__Exercise brief__. Every entry below must appear again, exactly as written.

(Items from a data source)
════════════════

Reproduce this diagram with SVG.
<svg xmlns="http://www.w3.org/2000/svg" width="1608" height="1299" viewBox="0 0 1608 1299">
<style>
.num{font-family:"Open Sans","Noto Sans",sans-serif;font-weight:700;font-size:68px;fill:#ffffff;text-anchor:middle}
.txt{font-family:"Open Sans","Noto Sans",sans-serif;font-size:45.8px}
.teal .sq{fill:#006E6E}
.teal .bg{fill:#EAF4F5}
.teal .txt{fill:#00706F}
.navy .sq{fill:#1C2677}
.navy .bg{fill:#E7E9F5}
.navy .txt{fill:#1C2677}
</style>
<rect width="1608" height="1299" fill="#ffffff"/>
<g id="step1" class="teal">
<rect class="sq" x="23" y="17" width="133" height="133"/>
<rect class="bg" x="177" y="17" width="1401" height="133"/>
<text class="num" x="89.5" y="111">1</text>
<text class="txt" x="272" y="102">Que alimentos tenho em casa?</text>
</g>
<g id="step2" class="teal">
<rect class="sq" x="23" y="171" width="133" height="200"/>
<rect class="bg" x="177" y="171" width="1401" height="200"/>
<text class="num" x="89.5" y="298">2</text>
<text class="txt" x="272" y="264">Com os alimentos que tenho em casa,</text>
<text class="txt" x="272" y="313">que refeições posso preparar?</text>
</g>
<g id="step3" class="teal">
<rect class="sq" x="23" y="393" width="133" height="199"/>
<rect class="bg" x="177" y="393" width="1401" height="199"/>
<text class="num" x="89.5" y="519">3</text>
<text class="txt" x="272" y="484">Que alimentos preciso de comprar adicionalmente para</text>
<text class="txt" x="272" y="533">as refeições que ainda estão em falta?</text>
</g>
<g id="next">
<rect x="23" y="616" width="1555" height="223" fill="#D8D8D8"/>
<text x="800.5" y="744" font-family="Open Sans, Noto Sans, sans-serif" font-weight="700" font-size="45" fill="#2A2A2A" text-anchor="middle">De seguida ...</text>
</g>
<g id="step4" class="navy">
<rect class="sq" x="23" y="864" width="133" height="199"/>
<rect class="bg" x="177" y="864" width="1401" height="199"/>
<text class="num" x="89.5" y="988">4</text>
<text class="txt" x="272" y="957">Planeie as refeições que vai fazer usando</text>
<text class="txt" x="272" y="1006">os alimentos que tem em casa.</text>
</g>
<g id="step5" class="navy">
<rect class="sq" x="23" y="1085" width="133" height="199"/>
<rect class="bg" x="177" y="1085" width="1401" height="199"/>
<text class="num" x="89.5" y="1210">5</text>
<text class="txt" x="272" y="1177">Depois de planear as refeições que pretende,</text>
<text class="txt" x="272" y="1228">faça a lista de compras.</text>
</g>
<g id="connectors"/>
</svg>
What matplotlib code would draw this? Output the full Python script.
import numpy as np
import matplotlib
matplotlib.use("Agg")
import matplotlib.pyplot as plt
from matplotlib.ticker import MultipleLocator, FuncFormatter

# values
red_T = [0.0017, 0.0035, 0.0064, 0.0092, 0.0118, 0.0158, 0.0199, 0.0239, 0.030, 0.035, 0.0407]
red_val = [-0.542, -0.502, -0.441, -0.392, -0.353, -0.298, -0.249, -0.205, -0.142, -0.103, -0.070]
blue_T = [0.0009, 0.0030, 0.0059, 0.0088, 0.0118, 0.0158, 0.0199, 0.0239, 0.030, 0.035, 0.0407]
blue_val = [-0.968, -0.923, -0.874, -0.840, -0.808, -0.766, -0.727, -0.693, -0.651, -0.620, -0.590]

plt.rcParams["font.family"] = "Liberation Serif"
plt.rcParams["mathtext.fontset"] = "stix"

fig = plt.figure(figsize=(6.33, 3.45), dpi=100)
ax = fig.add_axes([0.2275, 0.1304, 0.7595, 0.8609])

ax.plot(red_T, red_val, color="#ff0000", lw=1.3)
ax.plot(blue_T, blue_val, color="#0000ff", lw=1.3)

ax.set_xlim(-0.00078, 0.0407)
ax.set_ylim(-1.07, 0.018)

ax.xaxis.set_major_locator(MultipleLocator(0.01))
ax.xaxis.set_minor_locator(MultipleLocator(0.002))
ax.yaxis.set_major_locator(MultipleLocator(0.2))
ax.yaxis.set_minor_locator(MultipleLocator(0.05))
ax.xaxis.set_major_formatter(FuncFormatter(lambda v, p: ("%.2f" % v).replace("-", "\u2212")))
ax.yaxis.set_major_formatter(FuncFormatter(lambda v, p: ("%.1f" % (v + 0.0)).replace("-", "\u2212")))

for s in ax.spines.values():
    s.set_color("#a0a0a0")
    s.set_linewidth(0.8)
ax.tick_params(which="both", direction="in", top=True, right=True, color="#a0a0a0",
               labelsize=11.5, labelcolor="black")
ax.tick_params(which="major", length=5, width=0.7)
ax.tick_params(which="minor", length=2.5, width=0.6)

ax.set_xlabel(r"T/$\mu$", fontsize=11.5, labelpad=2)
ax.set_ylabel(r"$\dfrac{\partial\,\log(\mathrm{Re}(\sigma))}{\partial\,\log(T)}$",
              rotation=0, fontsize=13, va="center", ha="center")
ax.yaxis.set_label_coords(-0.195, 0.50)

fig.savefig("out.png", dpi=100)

════════════════

__Solution below__.
Reproduce this diagram with SVG.
<svg xmlns="http://www.w3.org/2000/svg" width="1608" height="1299" viewBox="0 0 1608 1299">
<style>
.num{font-family:"Open Sans","Noto Sans",sans-serif;font-weight:700;font-size:68px;fill:#ffffff;text-anchor:middle}
.txt{font-family:"Open Sans","Noto Sans",sans-serif;font-size:45.8px}
.teal .sq{fill:#006E6E}
.teal .bg{fill:#EAF4F5}
.teal .txt{fill:#00706F}
.navy .sq{fill:#1C2677}
.navy .bg{fill:#E7E9F5}
.navy .txt{fill:#1C2677}
</style>
<rect width="1608" height="1299" fill="#ffffff"/>
<g id="step1" class="teal">
<rect class="sq" x="23" y="17" width="133" height="133"/>
<rect class="bg" x="177" y="17" width="1401" height="133"/>
<text class="num" x="89.5" y="111">1</text>
<text class="txt" x="272" y="102">Que alimentos tenho em casa?</text>
</g>
<g id="step2" class="teal">
<rect class="sq" x="23" y="171" width="133" height="200"/>
<rect class="bg" x="177" y="171" width="1401" height="200"/>
<text class="num" x="89.5" y="298">2</text>
<text class="txt" x="272" y="264">Com os alimentos que tenho em casa,</text>
<text class="txt" x="272" y="313">que refeições posso preparar?</text>
</g>
<g id="step3" class="teal">
<rect class="sq" x="23" y="393" width="133" height="199"/>
<rect class="bg" x="177" y="393" width="1401" height="199"/>
<text class="num" x="89.5" y="519">3</text>
<text class="txt" x="272" y="484">Que alimentos preciso de comprar adicionalmente para</text>
<text class="txt" x="272" y="533">as refeições que ainda estão em falta?</text>
</g>
<g id="next">
<rect x="23" y="616" width="1555" height="223" fill="#D8D8D8"/>
<text x="800.5" y="744" font-family="Open Sans, Noto Sans, sans-serif" font-weight="700" font-size="45" fill="#2A2A2A" text-anchor="middle">De seguida ...</text>
</g>
<g id="step4" class="navy">
<rect class="sq" x="23" y="864" width="133" height="199"/>
<rect class="bg" x="177" y="864" width="1401" height="199"/>
<text class="num" x="89.5" y="988">4</text>
<text class="txt" x="272" y="957">Planeie as refeições que vai fazer usando</text>
<text class="txt" x="272" y="1006">os alimentos que tem em casa.</text>
</g>
<g id="step5" class="navy">
<rect class="sq" x="23" y="1085" width="133" height="199"/>
<rect class="bg" x="177" y="1085" width="1401" height="199"/>
<text class="num" x="89.5" y="1210">5</text>
<text class="txt" x="272" y="1177">Depois de planear as refeições que pretende,</text>
<text class="txt" x="272" y="1228">faça a lista de compras.</text>
</g>
<g id="connectors"/>
</svg>
What matplotlib code would draw this? Output the full Python script.
import numpy as np
import matplotlib
matplotlib.use("Agg")
import matplotlib.pyplot as plt
from matplotlib.ticker import MultipleLocator, FuncFormatter

# values
red_T = [0.0017, 0.0035, 0.0064, 0.0092, 0.0118, 0.0158, 0.0199, 0.0239, 0.030, 0.035, 0.0407]
red_val = [-0.542, -0.502, -0.441, -0.392, -0.353, -0.298, -0.249, -0.205, -0.142, -0.103, -0.070]
blue_T = [0.0009, 0.0030, 0.0059, 0.0088, 0.0118, 0.0158, 0.0199, 0.0239, 0.030, 0.035, 0.0407]
blue_val = [-0.968, -0.923, -0.874, -0.840, -0.808, -0.766, -0.727, -0.693, -0.651, -0.620, -0.590]

plt.rcParams["font.family"] = "Liberation Serif"
plt.rcParams["mathtext.fontset"] = "stix"

fig = plt.figure(figsize=(6.33, 3.45), dpi=100)
ax = fig.add_axes([0.2275, 0.1304, 0.7595, 0.8609])

ax.plot(red_T, red_val, color="#ff0000", lw=1.3)
ax.plot(blue_T, blue_val, color="#0000ff", lw=1.3)

ax.set_xlim(-0.00078, 0.0407)
ax.set_ylim(-1.07, 0.018)

ax.xaxis.set_major_locator(MultipleLocator(0.01))
ax.xaxis.set_minor_locator(MultipleLocator(0.002))
ax.yaxis.set_major_locator(MultipleLocator(0.2))
ax.yaxis.set_minor_locator(MultipleLocator(0.05))
ax.xaxis.set_major_formatter(FuncFormatter(lambda v, p: ("%.2f" % v).replace("-", "\u2212")))
ax.yaxis.set_major_formatter(FuncFormatter(lambda v, p: ("%.1f" % (v + 0.0)).replace("-", "\u2212")))

for s in ax.spines.values():
    s.set_color("#a0a0a0")
    s.set_linewidth(0.8)
ax.tick_params(which="both", direction="in", top=True, right=True, color="#a0a0a0",
               labelsize=11.5, labelcolor="black")
ax.tick_params(which="major", length=5, width=0.7)
ax.tick_params(which="minor", length=2.5, width=0.6)

ax.set_xlabel(r"T/$\mu$", fontsize=11.5, labelpad=2)
ax.set_ylabel(r"$\dfrac{\partial\,\log(\mathrm{Re}(\sigma))}{\partial\,\log(T)}$",
              rotation=0, fontsize=13, va="center", ha="center")
ax.yaxis.set_label_coords(-0.195, 0.50)

fig.savefig("out.png", dpi=100)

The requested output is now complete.